A rua onde Rocha mora ficou sem energia entre sexta-feira, dia do temporal, e o sábado. Não foi possível saber se há alguma influência da árvore no problema elétrico, mas o morador disse que em outras ocasiões já viu ocorrerem curtos na rede por conta dos galhos que tocam a fiação.
Prefeituras
O RD indagou as sete prefeituras sobre as podas de árvores e se há um inventário de quantos exemplares arbóreos cada cidade tem e de quais espécies. mas só três municípios responderam. E destas, só uma tem levantamento preciso sobre a cobertura verde de sua área.
São Bernardo tem um estudo sobre quantas árvores a cidade tem. “O município conta com aproximadamente 218 mil árvores. Por mês, são recebidos, em média, 500 pedidos de poda pela população, volume abaixo da capacidade. Em 2024, já foram realizados 11.278 serviços do tipo até o momento. A solicitação para podas de árvores pode ser feita de segunda a sexta-feira, das 8h às 17h, pelos telefones (11) 2630-7350 e 0800-7708-156. Após o recebimento da solicitação é feita a análise da demanda e vistoria, quando cabível.

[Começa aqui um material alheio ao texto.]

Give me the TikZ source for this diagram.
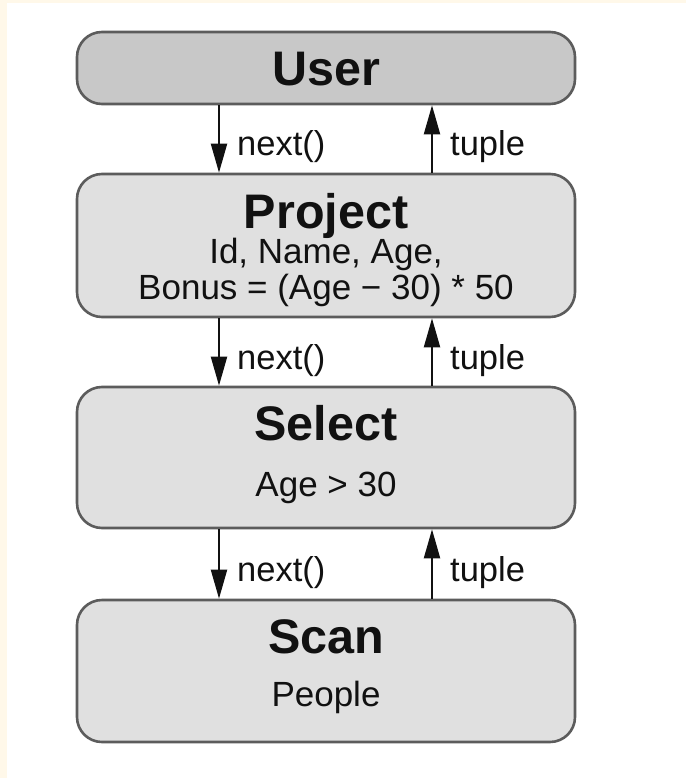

Quando os galhos das árvores estão em contato ou próximos da rede de energia elétrica classificada como ligação primária, somente a concessionária Enel pode executar a poda. Neste caso, é emitido ofício à empresa solicitando a poda com prazo de 90 dias para execução. Com relação ao temporal da última sexta-feira (11/10), foram atendidas 140 ocorrências, entre árvores e galhos caídos pela cidade”, informa em nota.

Ribeirão Pires não informou quantas árvores há em calçadas e terrenos públicos. “A Prefeitura atende de 70 a 90 pedidos de poda por mês, sem que necessite de autorização da Defesa Civil. Atualmente, o serviço de poda de árvores é dividido por urgência e complexidade. A zeladoria se dedica a realizar a poda simples, enquanto a Defesa Civil acompanha intervenções que necessitam mais técnica. As ações são realizadas sempre com a anuência e sintonia de ambas equipes. Entre sexta e domingo (de 11 a 13/10) da ultima semana foram 20 ocorrências registradas após tempestade, todas atendidas pela Defesa Civil.
Diadema diz que aumentou em 210% a quantidade de podas nos últimos anos e culpa a Enel pelo índice de resolução não ser de 100%. “A Prefeitura já realizou, desde janeiro de 2021 até agora, 13.494 podas e cortes de árvores, média de 3.400 serviços realizados por ano. O número é 210% maior do que a média realizada na gestão anterior, de 1.100 serviços por ano. Desde agosto de 2022, quando o Colab foi lançado, até setembro de 2024, já foram recebidos 2.589 pedidos de cortes e podas de árvores. Pedidos que necessitem de desligamento da rede elétrica permanecem abertos até que a Enel faça o serviço, e por isso, o índice de resolução não é de 100% dos atendimentos”, diz nota da prefeitura.
O município chegou a ficar com 80% do seu território às escuras após o temporal do dia 11. Alguns lugares, segundo a administração municipal, ficaram mais de 72 horas sem energia.
Mauá, Santo André, São Caetano e Rio Grande da Serra não responderam.